### Exercise task
Search the data for the string "this" and gather each line it is in.

### Task material
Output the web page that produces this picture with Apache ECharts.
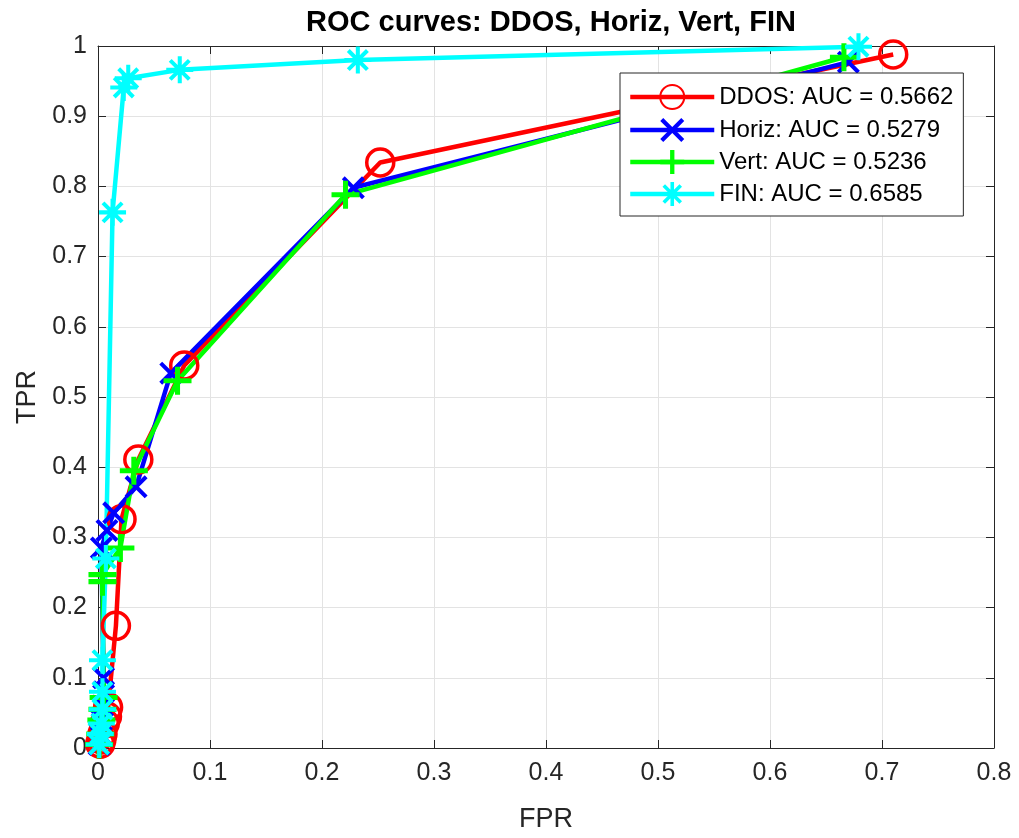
<!DOCTYPE html>
<html>
<head>
<meta charset="utf-8">
<script src="https://cdn.jsdelivr.net/npm/echarts@6/dist/echarts.min.js"></script>
<style>html,body{margin:0;padding:0;background:#fff;}#c{width:1019px;height:838px;}</style>
</head>
<body>
<div id="c"></div>
<script>
// ---- data ----
const seriesNames = ['DDOS: AUC = 0.5662', 'Horiz: AUC = 0.5279', 'Vert: AUC = 0.5236', 'FIN: AUC = 0.6585'];
const ddosFPR  = [0.002, 0.003, 0.004, 0.006, 0.008, 0.009, 0.016, 0.021, 0.036, 0.077, 0.252, 0.710];
const ddosTPR  = [0.006, 0.012, 0.020, 0.035, 0.045, 0.058, 0.174, 0.326, 0.411, 0.545, 0.834, 0.988];
const horizFPR = [0.001, 0.002, 0.003, 0.004, 0.005, 0.005, 0.003, 0.008, 0.014, 0.034, 0.065, 0.228, 0.670];
const horizTPR = [0.005, 0.020, 0.040, 0.060, 0.080, 0.100, 0.285, 0.310, 0.335, 0.372, 0.534, 0.798, 0.977];
const vertFPR  = [0.001, 0.002, 0.003, 0.004, 0.005, 0.004, 0.004, 0.020, 0.032, 0.071, 0.221, 0.666];
const vertTPR  = [0.005, 0.020, 0.040, 0.055, 0.072, 0.237, 0.247, 0.285, 0.395, 0.523, 0.788, 0.984];
const finFPR   = [0.001, 0.002, 0.003, 0.004, 0.004, 0.004, 0.007, 0.013, 0.023, 0.027, 0.073, 0.232, 0.679];
const finTPR   = [0.005, 0.020, 0.035, 0.055, 0.080, 0.125, 0.270, 0.763, 0.941, 0.954, 0.966, 0.980, 0.999];
const xTicks = [0, 0.1, 0.2, 0.3, 0.4, 0.5, 0.6, 0.7, 0.8];
const yTicks = [0, 0.1, 0.2, 0.3, 0.4, 0.5, 0.6, 0.7, 0.8, 0.9, 1];

// ---- marker shapes ----
const plusPath = 'path://M0,4.1 H10 V5.9 H0 Z M4.1,0 H5.9 V10 H4.1 Z';
const crossPath = 'path://M0.707,-0.707 L10.707,9.293 L9.293,10.707 L-0.707,0.707 Z M10.707,0.707 L0.707,10.707 L-0.707,9.293 L9.293,-0.707 Z';
const starPath = 'path://M0,4.25 H10 V5.75 H0 Z M4.25,0 H5.75 V10 H4.25 Z ' +
  'M1.99,0.93 L9.07,8.01 L8.01,9.07 L0.93,1.99 Z M9.07,1.99 L1.99,9.07 L0.93,8.01 L8.01,0.93 Z';

function pairs(xs, ys) { return xs.map((x, i) => [x, ys[i]]); }

const font = 'Arial, "Liberation Sans", Helvetica, sans-serif';
const ink = '#262626';

function mk(name, xs, ys, color, symbol, size, hollow) {
  return {
    name: name, type: 'line', data: pairs(xs, ys),
    symbol: symbol, symbolSize: size, showAllSymbol: true, clip: false,
    lineStyle: { color: color, width: 4.5 },
    itemStyle: hollow ? { color: 'rgba(0,0,0,0)', borderColor: color, borderWidth: 3.5 }
                      : { color: color, borderWidth: 0 },
    emphasis: { disabled: true },
    animation: false
  };
}

const chart = echarts.init(document.getElementById('c'), null, { renderer: 'canvas' });
chart.setOption({
  backgroundColor: '#fff',
  animation: false,
  title: {
    text: 'ROC curves: DDOS, Horiz, Vert, FIN',
    left: 546, top: 3, textAlign: 'center',
    textStyle: { fontFamily: font, fontSize: 29, fontWeight: 'bold', color: '#000' }
  },
  legend: {
    orient: 'vertical', left: 620, top: 73,
    itemWidth: 84, itemHeight: 30, itemGap: 8,
    padding: [11, 10, 10, 8],
    backgroundColor: '#fff', borderColor: ink, borderWidth: 1, borderRadius: 0,
    lineStyle: { width: 4.5 },
    textStyle: { fontFamily: font, fontSize: 24, color: '#000' },
    data: seriesNames
  },
  grid: { left: 98, right: 25, top: 46, bottom: 89, containLabel: false },
  xAxis: [{
    type: 'value', min: 0, max: 0.8, interval: 0.1,
    name: 'FPR', nameLocation: 'middle', nameGap: 58,
    nameTextStyle: { fontFamily: font, fontSize: 27, color: ink },
    axisLine: { show: true, onZero: false, lineStyle: { color: ink, width: 1 } },
    axisTick: { show: true, inside: true, length: 8, lineStyle: { color: ink } },
    axisLabel: { fontFamily: font, fontSize: 25, color: ink, margin: 13,
      formatter: v => xTicks.includes(Math.round(v * 10) / 10) ? String(Math.round(v * 10) / 10) : '' },
    splitLine: { show: true, lineStyle: { color: '#e3e3e3', width: 1 } }
  }, {
    type: 'value', position: 'top', min: 0, max: 0.8, interval: 0.1,
    axisLine: { show: true, onZero: false, lineStyle: { color: ink, width: 1 } },
    axisTick: { show: true, inside: true, length: 8, lineStyle: { color: ink } },
    axisLabel: { show: false }, splitLine: { show: false }
  }],
  yAxis: [{
    type: 'value', min: 0, max: 1, interval: 0.1,
    name: 'TPR', nameLocation: 'middle', nameGap: 55,
    nameTextStyle: { fontFamily: font, fontSize: 27, color: ink },
    axisLine: { show: true, onZero: false, lineStyle: { color: ink, width: 1 } },
    axisTick: { show: true, inside: true, length: 8, lineStyle: { color: ink } },
    axisLabel: { fontFamily: font, fontSize: 25, color: ink, margin: 11,
      formatter: v => { const r = Math.round(v * 10) / 10; return yTicks.includes(r) ? String(r) : ''; } },
    splitLine: { show: true, lineStyle: { color: '#e3e3e3', width: 1 } }
  }, {
    type: 'value', position: 'right', min: 0, max: 1, interval: 0.1,
    axisLine: { show: true, onZero: false, lineStyle: { color: ink, width: 1 } },
    axisTick: { show: true, inside: true, length: 8, lineStyle: { color: ink } },
    axisLabel: { show: false }, splitLine: { show: false }
  }],
  series: [
    mk(seriesNames[0], ddosFPR, ddosTPR, '#ff0000', 'circle', 27, true),
    mk(seriesNames[1], horizFPR, horizTPR, '#0000ff', crossPath, 23, false),
    mk(seriesNames[2], vertFPR, vertTPR, '#00ff00', plusPath, 28, false),
    mk(seriesNames[3], finFPR, finTPR, '#00ffff', starPath, 27, false)
  ]
});
</script>
</body>
</html>
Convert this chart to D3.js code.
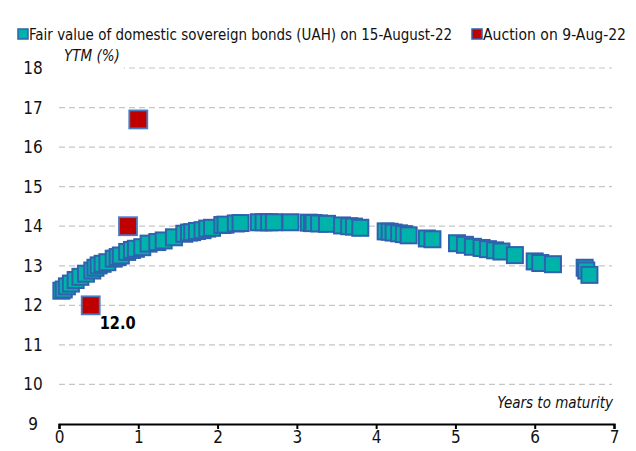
<!DOCTYPE html>
<html>
<head>
<meta charset="utf-8">
<script src="https://cdn.jsdelivr.net/npm/d3@7/dist/d3.min.js"></script>
<style>
  html, body { margin: 0; padding: 0; background: #fff; }
  svg { display: block; font-family: "Liberation Sans Narrow", "Arial Narrow", "DejaVu Sans", sans-serif; font-stretch: condensed; }
</style>
</head>
<body>
<svg id="chart" width="636" height="451"></svg>
<script>
// Fair value curve of UAH domestic sovereign bonds (years to maturity, YTM %)
const fairYears = [0.03, 0.06, 0.10, 0.15, 0.21, 0.27, 0.34, 0.42, 0.46, 0.50, 0.55, 0.61, 0.69, 0.74, 0.78, 0.86, 0.92, 0.97, 1.05, 1.13, 1.24, 1.32, 1.45, 1.58, 1.64, 1.68, 1.74, 1.81, 1.87, 1.93, 2.06, 2.10, 2.23, 2.29, 2.52, 2.58, 2.65, 2.71, 2.92, 3.15, 3.19, 3.21, 3.28, 3.38, 3.57, 3.66, 3.72, 3.80, 4.12, 4.17, 4.22, 4.29, 4.35, 4.41, 4.64, 4.71, 5.02, 5.12, 5.22, 5.33, 5.41, 5.50, 5.58, 5.75, 6.00, 6.07, 6.23, 6.63, 6.65, 6.69];
const fairYtm = [12.37, 12.40, 12.48, 12.55, 12.64, 12.72, 12.80, 12.88, 12.95, 13.01, 13.05, 13.09, 13.18, 13.22, 13.26, 13.35, 13.40, 13.43, 13.47, 13.56, 13.60, 13.64, 13.72, 13.81, 13.84, 13.85, 13.88, 13.90, 13.94, 13.96, 14.03, 14.04, 14.07, 14.08, 14.10, 14.10, 14.10, 14.10, 14.10, 14.09, 14.08, 14.08, 14.07, 14.06, 14.02, 14.00, 13.99, 13.96, 13.87, 13.86, 13.84, 13.82, 13.80, 13.77, 13.69, 13.67, 13.57, 13.53, 13.48, 13.45, 13.42, 13.39, 13.36, 13.27, 13.11, 13.07, 13.04, 12.95, 12.88, 12.77];

// Auction results of 9 August 2022
const auctionYears = [0.40, 0.87, 1.00];
const auctionYtm = [12.0, 14.0, 16.7];
const auctionLabels = ["12.0", "", ""];

const yTicks = [9, 10, 11, 12, 13, 14, 15, 16, 17, 18];
const xTicks = [0, 1, 2, 3, 4, 5, 6, 7];
const legendItems = ["Fair value of domestic sovereign bonds (UAH) on 15-August-22", "Auction on 9-Aug-22"];

const svg = d3.select("#chart");
const x = d3.scaleLinear().domain([0, 7]).range([59, 614]);
const y = d3.scaleLinear().domain([9, 18]).range([424, 68]);

const teal = "#00b3aa", red = "#c00000", edge = "#2f62ae";
const fontStack = "\"Liberation Sans Narrow\", \"Arial Narrow\", \"DejaVu Sans\", sans-serif";

// dashed horizontal gridlines
svg.append("g").selectAll("line")
  .data(yTicks.filter(t => t > 9))
  .join("line")
  .attr("x1", x(0)).attr("x2", x(7) - 2)
  .attr("y1", d => y(d)).attr("y2", d => y(d))
  .attr("stroke", "#c6c6c6").attr("stroke-width", 1.2)
  .attr("stroke-dasharray", "6,4");

// y tick labels
svg.append("g").selectAll("text")
  .data(yTicks)
  .join("text")
  .attr("x", 33).attr("y", d => y(d) + 6)
  .attr("text-anchor", "middle")
  .attr("font-size", 17).attr("fill", "#111")
  .text(d => d);

// x axis
const xAxis = d3.axisBottom(x).tickValues(xTicks).tickSize(5).tickFormat(d3.format("d"));
const gx = svg.append("g").attr("transform", `translate(0,${y(9)})`).call(xAxis);
gx.attr("font-family", null).attr("font-size", null);
gx.select(".domain").attr("stroke", "#000").attr("stroke-width", 2.2);
gx.selectAll(".tick line").attr("stroke", "#000").attr("stroke-width", 2);
gx.selectAll(".tick text").attr("font-size", 17).attr("fill", "#111").attr("dy", "0.75em").attr("y", 6)
  .attr("font-family", fontStack);

// axis titles; the y title sits on a white patch that interrupts the top gridline
const ytmPatch = svg.append("rect").attr("fill", "#fff");
const ytmLabel = svg.append("text")
  .attr("x", 64).attr("y", 61)
  .attr("font-size", 15).attr("font-style", "italic").attr("fill", "#111")
  .text("YTM (%)");
const bb = ytmLabel.node().getBBox();
ytmPatch.attr("x", bb.x - 6).attr("y", y(18) - 4).attr("width", bb.width + 10).attr("height", 8);

svg.append("text")
  .attr("x", 613).attr("y", 408)
  .attr("text-anchor", "end")
  .attr("font-size", 15).attr("font-style", "italic").attr("fill", "#111")
  .text("Years to maturity");

// fair value markers
const tSize = 16;
svg.append("g").selectAll("rect")
  .data(fairYears.map((d, i) => ({ t: d, v: fairYtm[i] })))
  .join("rect")
  .attr("x", d => x(d.t) - tSize / 2).attr("y", d => y(d.v) - tSize / 2)
  .attr("width", tSize).attr("height", tSize)
  .attr("fill", teal).attr("stroke", edge).attr("stroke-width", 2);

// auction markers
const rSize = 18;
const auctions = auctionYears.map((d, i) => ({ t: d, v: auctionYtm[i], label: auctionLabels[i] }));
svg.append("g").selectAll("rect")
  .data(auctions)
  .join("rect")
  .attr("x", d => x(d.t) - rSize / 2).attr("y", d => y(d.v) - rSize / 2)
  .attr("width", rSize).attr("height", rSize)
  .attr("fill", red).attr("stroke", "#4a7cc4").attr("stroke-width", 1.8);

svg.append("g").selectAll("text")
  .data(auctions.filter(d => d.label))
  .join("text")
  .attr("x", d => x(d.t) + 9).attr("y", d => y(d.v) + 24)
  .attr("font-size", 18).attr("font-weight", "bold").attr("fill", "#000")
  .attr("textLength", 36).attr("lengthAdjust", "spacingAndGlyphs")
  .text(d => d.label);

// legend
const legend = svg.append("g");
const lg1 = legend.append("g");
lg1.append("rect").attr("x", 18).attr("y", 29).attr("width", 10).attr("height", 10)
  .attr("fill", teal).attr("stroke", edge).attr("stroke-width", 1.5);
lg1.append("text").attr("x", 29).attr("y", 40).attr("font-size", 15.5).attr("fill", "#111")
  .attr("textLength", 423).attr("lengthAdjust", "spacingAndGlyphs").text(legendItems[0]);
const lg2 = legend.append("g");
lg2.append("rect").attr("x", 472).attr("y", 29).attr("width", 10).attr("height", 10)
  .attr("fill", red).attr("stroke", edge).attr("stroke-width", 1.5);
lg2.append("text").attr("x", 483).attr("y", 40).attr("font-size", 15.5).attr("fill", "#111")
  .attr("textLength", 143).attr("lengthAdjust", "spacingAndGlyphs").text(legendItems[1]);
</script>
</body>
</html>
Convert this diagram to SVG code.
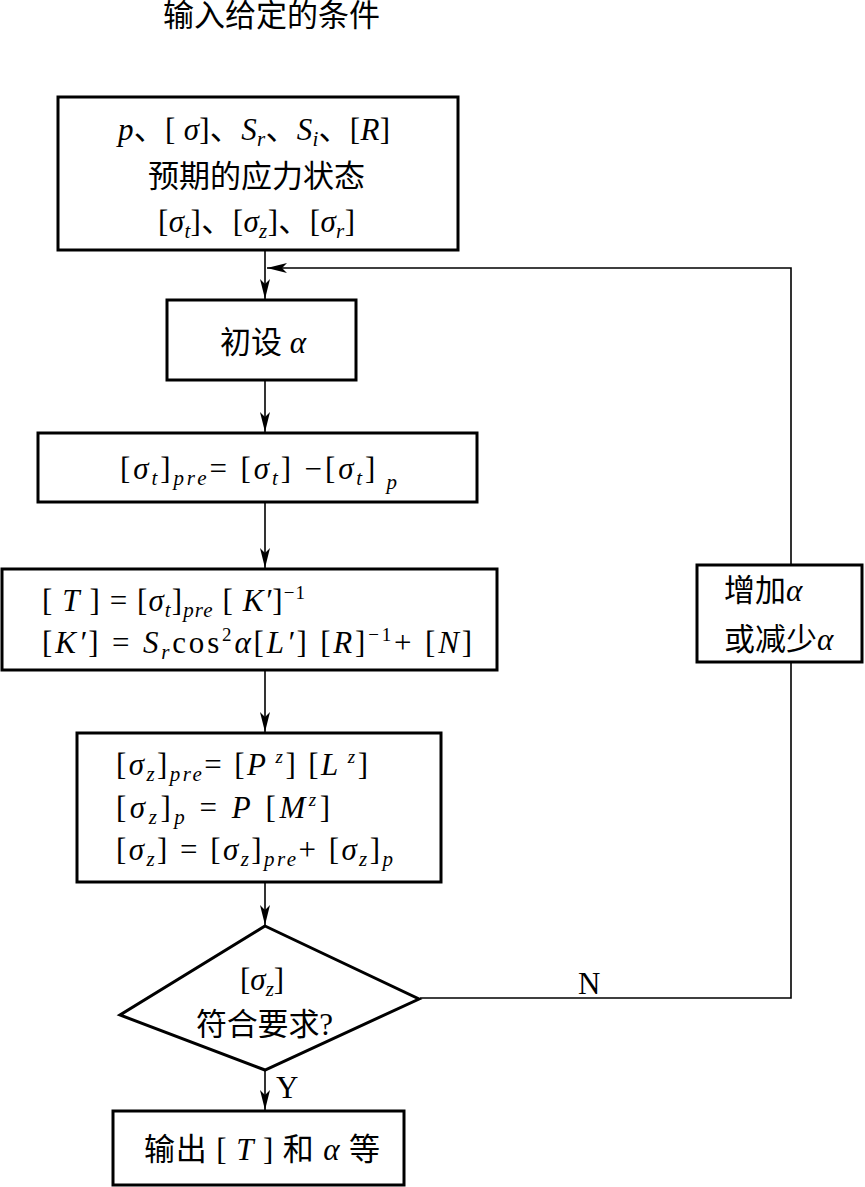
<svg xmlns="http://www.w3.org/2000/svg" width="865" height="1187" viewBox="0 0 865 1187">
<defs>
<style>
.b{fill:#fff;stroke:#000;stroke-width:3}
.c{fill:none;stroke:#000;stroke-width:1.6}
text{font-family:"Liberation Serif","Noto Sans CJK SC",serif;font-size:31px;fill:#000}
.i{font-style:italic}
.s{font-size:21px;font-style:italic}
.u{font-size:19px}
</style>
<marker id="a" viewBox="0 0 20 10" refX="20" refY="5" markerWidth="20" markerHeight="10" markerUnits="userSpaceOnUse" orient="auto"><path d="M0,0 L20,5 L0,10 L5,5 Z" fill="#000"/></marker>
</defs>
<text x="163" y="26" textLength="217" lengthAdjust="spacingAndGlyphs">输入给定的条件</text>
<g id="connectors">
<line class="c" x1="265" y1="250" x2="265" y2="299" marker-end="url(#a)"/>
<line class="c" x1="265" y1="380" x2="265" y2="432" marker-end="url(#a)"/>
<line class="c" x1="265" y1="502" x2="265" y2="568" marker-end="url(#a)"/>
<line class="c" x1="265" y1="670" x2="265" y2="732" marker-end="url(#a)"/>
<line class="c" x1="265" y1="882" x2="265" y2="925" marker-end="url(#a)"/>
<line class="c" x1="265" y1="1070" x2="265" y2="1110" marker-end="url(#a)"/>
<polyline class="c" points="420,998 791,998 791,662"/>
<polyline class="c" points="791,565 791,268 267,268" marker-end="url(#a)"/>
<text x="578" y="994" font-size="25">N</text>
<text x="276" y="1098" font-size="25">Y</text>
</g>
<g id="n1">
<rect class="b" x="58" y="97" width="400" height="153"/>
<text x="118" y="140" textLength="272" lengthAdjust="spacing"><tspan class="i">p</tspan>、[ <tspan class="i">σ</tspan>]、<tspan class="i">S</tspan><tspan class="s" dy="6">r</tspan><tspan dy="-6">、</tspan><tspan class="i">S</tspan><tspan class="s" dy="6">i</tspan><tspan dy="-6">、[</tspan><tspan class="i">R</tspan>]</text>
<text x="148" y="187">预期的应力状态</text>
<text x="158" y="232" textLength="197" lengthAdjust="spacing">[<tspan class="i">σ</tspan><tspan class="s" dy="6">t</tspan><tspan dy="-6">]、[</tspan><tspan class="i">σ</tspan><tspan class="s" dy="6">z</tspan><tspan dy="-6">]、[</tspan><tspan class="i">σ</tspan><tspan class="s" dy="6">r</tspan><tspan dy="-6">]</tspan></text>
</g>
<g id="n2">
<rect class="b" x="167" y="300" width="189" height="80"/>
<text x="220" y="353">初设 <tspan class="i">α</tspan></text>
</g>
<g id="n3">
<rect class="b" x="38" y="433" width="439" height="69"/>
<text x="120" y="479" textLength="277" lengthAdjust="spacing">[<tspan class="i">σ</tspan><tspan class="s" dy="6">t</tspan><tspan dy="-6">]</tspan><tspan class="s" dy="6">pre</tspan><tspan dy="-6">= [</tspan><tspan class="i">σ</tspan><tspan class="s" dy="6">t</tspan><tspan dy="-6">] −[</tspan><tspan class="i">σ</tspan><tspan class="s" dy="6">t</tspan><tspan dy="-6">]</tspan><tspan class="s" dy="10"> p</tspan></text>
</g>
<g id="n4">
<rect class="b" x="2" y="569" width="495" height="101"/>
<text x="42" y="611" textLength="263" lengthAdjust="spacing">[ <tspan class="i">T</tspan> ] = [<tspan class="i">σ</tspan><tspan class="s" dy="6">t</tspan><tspan dy="-6">]</tspan><tspan class="s" dy="6">pre</tspan><tspan dy="-6"> [ </tspan><tspan class="i">K′</tspan>]<tspan class="u" dy="-12">−1</tspan></text>
<text x="42" y="653" textLength="430" lengthAdjust="spacing">[<tspan class="i">K′</tspan>] = <tspan class="i">S</tspan><tspan class="s" dy="6">r</tspan><tspan dy="-6">cos</tspan><tspan class="u" dy="-12">2</tspan><tspan class="i" dy="12">α</tspan>[<tspan class="i">L′</tspan>]  [<tspan class="i">R</tspan>]<tspan class="u" dy="-12">−1</tspan><tspan dy="12">+ [</tspan><tspan class="i">N</tspan>]</text>
</g>
<g id="n5">
<rect class="b" x="77" y="733" width="364" height="149"/>
<text x="116" y="775" textLength="252" lengthAdjust="spacing">[<tspan class="i">σ</tspan><tspan class="s" dy="6">z</tspan><tspan dy="-6">]</tspan><tspan class="s" dy="6">pre</tspan><tspan dy="-6">=  [</tspan><tspan class="i">P</tspan><tspan class="u i" dy="-12"> z</tspan><tspan dy="12">]  [</tspan><tspan class="i">L</tspan><tspan class="u i" dy="-12"> z</tspan><tspan dy="12">]</tspan></text>
<text x="116" y="818" textLength="214" lengthAdjust="spacing">[<tspan class="i">σ</tspan><tspan class="s" dy="6">z</tspan><tspan dy="-6">]</tspan><tspan class="s" dy="6">p</tspan><tspan dy="-6"> =  </tspan><tspan class="i">P</tspan> [<tspan class="i">M</tspan><tspan class="u i" dy="-12">z</tspan><tspan dy="12">]</tspan></text>
<text x="116" y="860" textLength="277" lengthAdjust="spacing">[<tspan class="i">σ</tspan><tspan class="s" dy="6">z</tspan><tspan dy="-6">] = [</tspan><tspan class="i">σ</tspan><tspan class="s" dy="6">z</tspan><tspan dy="-6">]</tspan><tspan class="s" dy="6">pre</tspan><tspan dy="-6">+ [</tspan><tspan class="i">σ</tspan><tspan class="s" dy="6">z</tspan><tspan dy="-6">]</tspan><tspan class="s" dy="6">p</tspan></text>
</g>
<g id="n6">
<polygon class="b" points="265,926 419,999 265,1070 120,1015"/>
<text x="240" y="990">[<tspan class="i">σ</tspan><tspan class="s" dy="6">z</tspan><tspan dy="-6">]</tspan></text>
<text x="196" y="1035" textLength="137" lengthAdjust="spacing">符合要求?</text>
</g>
<g id="n7">
<rect class="b" x="113" y="1111" width="291" height="74"/>
<text x="144" y="1160" textLength="236" lengthAdjust="spacing">输出 [ <tspan class="i">T</tspan> ]  和 <tspan class="i">α</tspan> 等</text>
</g>
<g id="n8">
<rect class="b" x="697" y="565" width="165" height="97"/>
<text x="724" y="601">增加<tspan class="i">α</tspan></text>
<text x="724" y="650">或减少<tspan class="i">α</tspan></text>
</g>
</svg>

### Exercise response
Output the web page that produces this picture with Apache ECharts.
Convert this chart to D3.js code.
Convert this diagram to SVG code.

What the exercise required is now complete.